Mr.Milner-Gibson was also put forward to the same end, and after Parliament met, in February 1863, Mr.Disraeli gave the Government a sharp lashing for sending one or two Ministers into the country in the recess to announce that the Southern States would be recognised, and then putting forward the President of the Board of Trade (Milner-Gibson) to attack the Southern States and the pestilent institution of slavery.

Mr.Gladstone's speech at Newcastle, coming as it did from the Chancellor of the Exchequer, after the close of a session during which everybody knew that the Emperor of the French had been urging upon England the recognition of the Confederate States, and that Mr.Mason had been in active correspondence on that subject with Lord Russell, was taken at Newcastle, and throughout the country, to mean that the recognition was imminent.
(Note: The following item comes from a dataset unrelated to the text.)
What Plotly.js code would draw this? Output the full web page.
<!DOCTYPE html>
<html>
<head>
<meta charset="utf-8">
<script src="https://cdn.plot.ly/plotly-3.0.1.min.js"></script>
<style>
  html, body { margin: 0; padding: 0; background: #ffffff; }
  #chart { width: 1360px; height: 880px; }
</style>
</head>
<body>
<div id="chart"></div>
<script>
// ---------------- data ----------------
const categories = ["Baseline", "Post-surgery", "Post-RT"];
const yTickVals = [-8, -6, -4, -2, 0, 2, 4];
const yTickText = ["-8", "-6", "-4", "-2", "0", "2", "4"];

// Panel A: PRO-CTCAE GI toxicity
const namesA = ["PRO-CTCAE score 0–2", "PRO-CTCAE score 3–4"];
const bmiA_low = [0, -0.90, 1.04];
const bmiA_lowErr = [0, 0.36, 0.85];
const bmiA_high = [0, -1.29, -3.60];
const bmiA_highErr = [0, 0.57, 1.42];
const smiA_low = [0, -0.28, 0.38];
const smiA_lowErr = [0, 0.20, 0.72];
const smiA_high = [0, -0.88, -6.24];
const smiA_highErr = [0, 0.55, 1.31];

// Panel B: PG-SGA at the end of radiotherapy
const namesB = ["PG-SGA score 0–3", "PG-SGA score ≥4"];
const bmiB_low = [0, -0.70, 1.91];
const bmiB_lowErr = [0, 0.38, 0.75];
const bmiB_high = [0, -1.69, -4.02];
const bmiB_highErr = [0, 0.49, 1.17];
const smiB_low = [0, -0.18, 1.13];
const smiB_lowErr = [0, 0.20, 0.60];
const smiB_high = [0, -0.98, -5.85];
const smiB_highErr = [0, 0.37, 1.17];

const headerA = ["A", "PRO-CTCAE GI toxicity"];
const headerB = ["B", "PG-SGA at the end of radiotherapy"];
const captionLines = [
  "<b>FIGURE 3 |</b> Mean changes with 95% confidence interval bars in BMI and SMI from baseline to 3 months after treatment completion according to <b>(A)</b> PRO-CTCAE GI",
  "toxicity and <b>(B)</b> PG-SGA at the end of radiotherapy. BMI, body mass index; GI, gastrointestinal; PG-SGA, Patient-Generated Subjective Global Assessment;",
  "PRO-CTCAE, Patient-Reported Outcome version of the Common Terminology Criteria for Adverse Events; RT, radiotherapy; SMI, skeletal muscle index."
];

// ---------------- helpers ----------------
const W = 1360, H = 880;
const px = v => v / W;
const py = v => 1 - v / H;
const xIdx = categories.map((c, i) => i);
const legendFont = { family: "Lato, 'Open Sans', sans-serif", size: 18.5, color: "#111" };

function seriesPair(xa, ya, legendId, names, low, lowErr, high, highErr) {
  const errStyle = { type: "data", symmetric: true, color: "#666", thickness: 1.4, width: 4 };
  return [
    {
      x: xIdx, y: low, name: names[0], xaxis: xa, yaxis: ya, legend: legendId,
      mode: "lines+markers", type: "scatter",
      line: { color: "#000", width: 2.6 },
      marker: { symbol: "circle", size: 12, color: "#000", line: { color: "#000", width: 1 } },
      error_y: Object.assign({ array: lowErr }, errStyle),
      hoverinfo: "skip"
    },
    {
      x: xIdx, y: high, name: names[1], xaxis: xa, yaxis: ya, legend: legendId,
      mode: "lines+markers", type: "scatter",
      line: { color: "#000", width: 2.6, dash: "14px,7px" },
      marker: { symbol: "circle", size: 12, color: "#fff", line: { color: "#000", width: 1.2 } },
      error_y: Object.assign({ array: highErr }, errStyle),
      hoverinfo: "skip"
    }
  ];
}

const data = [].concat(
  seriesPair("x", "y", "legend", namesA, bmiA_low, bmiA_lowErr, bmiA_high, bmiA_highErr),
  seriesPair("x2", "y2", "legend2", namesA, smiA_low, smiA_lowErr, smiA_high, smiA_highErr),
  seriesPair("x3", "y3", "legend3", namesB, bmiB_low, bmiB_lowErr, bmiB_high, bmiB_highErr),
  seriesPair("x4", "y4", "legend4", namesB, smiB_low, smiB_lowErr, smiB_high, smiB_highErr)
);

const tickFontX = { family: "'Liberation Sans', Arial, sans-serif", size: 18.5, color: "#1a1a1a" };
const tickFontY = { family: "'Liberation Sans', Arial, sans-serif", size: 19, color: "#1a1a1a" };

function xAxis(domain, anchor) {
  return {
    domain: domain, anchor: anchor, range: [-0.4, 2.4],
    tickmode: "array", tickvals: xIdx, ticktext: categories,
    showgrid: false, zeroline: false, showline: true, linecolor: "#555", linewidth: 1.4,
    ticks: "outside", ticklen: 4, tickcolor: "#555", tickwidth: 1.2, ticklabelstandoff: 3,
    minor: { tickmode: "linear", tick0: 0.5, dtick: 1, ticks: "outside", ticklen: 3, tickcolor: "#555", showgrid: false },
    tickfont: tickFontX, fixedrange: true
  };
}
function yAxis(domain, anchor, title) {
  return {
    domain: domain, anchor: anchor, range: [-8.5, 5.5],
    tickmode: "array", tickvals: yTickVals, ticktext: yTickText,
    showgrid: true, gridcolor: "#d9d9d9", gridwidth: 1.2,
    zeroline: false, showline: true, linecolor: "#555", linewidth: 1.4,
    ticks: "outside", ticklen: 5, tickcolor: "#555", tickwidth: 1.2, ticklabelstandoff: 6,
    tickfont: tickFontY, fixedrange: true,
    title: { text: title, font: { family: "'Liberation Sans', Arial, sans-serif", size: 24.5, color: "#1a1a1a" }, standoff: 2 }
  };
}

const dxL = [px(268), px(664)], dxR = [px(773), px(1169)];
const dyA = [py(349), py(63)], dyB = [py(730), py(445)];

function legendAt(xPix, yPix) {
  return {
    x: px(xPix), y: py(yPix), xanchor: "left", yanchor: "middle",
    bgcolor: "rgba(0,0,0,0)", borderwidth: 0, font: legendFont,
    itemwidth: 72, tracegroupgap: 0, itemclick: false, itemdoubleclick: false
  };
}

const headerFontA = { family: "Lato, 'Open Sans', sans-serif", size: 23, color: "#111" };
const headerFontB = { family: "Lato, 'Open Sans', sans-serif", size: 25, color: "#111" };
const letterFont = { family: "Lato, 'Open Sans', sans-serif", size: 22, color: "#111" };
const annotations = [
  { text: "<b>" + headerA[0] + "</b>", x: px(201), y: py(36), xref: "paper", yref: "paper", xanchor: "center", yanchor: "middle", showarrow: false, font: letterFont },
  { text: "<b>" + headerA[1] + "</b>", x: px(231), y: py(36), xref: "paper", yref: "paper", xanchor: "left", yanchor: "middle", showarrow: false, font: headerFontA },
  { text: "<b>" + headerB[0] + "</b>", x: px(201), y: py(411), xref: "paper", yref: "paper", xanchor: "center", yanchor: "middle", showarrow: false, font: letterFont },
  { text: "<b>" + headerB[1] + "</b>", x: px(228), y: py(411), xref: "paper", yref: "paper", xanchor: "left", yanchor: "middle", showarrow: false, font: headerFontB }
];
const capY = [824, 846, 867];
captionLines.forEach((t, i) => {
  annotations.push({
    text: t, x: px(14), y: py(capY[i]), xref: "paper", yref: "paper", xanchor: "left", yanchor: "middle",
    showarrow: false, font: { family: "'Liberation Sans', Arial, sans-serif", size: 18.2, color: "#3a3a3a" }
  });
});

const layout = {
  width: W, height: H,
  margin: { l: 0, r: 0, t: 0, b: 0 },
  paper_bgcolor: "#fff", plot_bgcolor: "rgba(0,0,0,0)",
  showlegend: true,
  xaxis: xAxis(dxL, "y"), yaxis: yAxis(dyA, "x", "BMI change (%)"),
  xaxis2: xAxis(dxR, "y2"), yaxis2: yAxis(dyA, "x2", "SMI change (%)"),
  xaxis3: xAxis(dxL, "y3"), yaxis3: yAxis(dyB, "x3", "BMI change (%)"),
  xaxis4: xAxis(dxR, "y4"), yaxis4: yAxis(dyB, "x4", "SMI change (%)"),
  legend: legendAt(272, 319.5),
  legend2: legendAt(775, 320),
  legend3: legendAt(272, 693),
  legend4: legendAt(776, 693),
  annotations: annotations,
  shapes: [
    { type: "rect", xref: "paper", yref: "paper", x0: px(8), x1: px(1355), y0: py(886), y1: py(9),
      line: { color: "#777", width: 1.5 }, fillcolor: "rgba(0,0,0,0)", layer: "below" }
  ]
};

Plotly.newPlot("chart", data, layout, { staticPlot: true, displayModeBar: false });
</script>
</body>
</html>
Mr.Gladstone even went so far as to say he rather rejoiced that the Confederates had not been able to hold Maryland, as that might have made them aggressive, and so made a settlement more difficult, it being, he said, as certain as anything in the future could be that the South must succeed in separating itself from the Union.

This remark about Maryland distinctly indicated consultation as to what limits and boundaries between the South and the North should be recognised in the recognition, and on that account, it seems, was particularly resented by Earl Russell as well as by Lord Palmerston.
Sir George Cornewall Lewis's speech of October 17, 1862, was a most skilful and masterly attempt to protect the Cabinet against the consequences of what the _Times_, on the 9th of October, had treated as the "indiscretion or treason" of his colleague.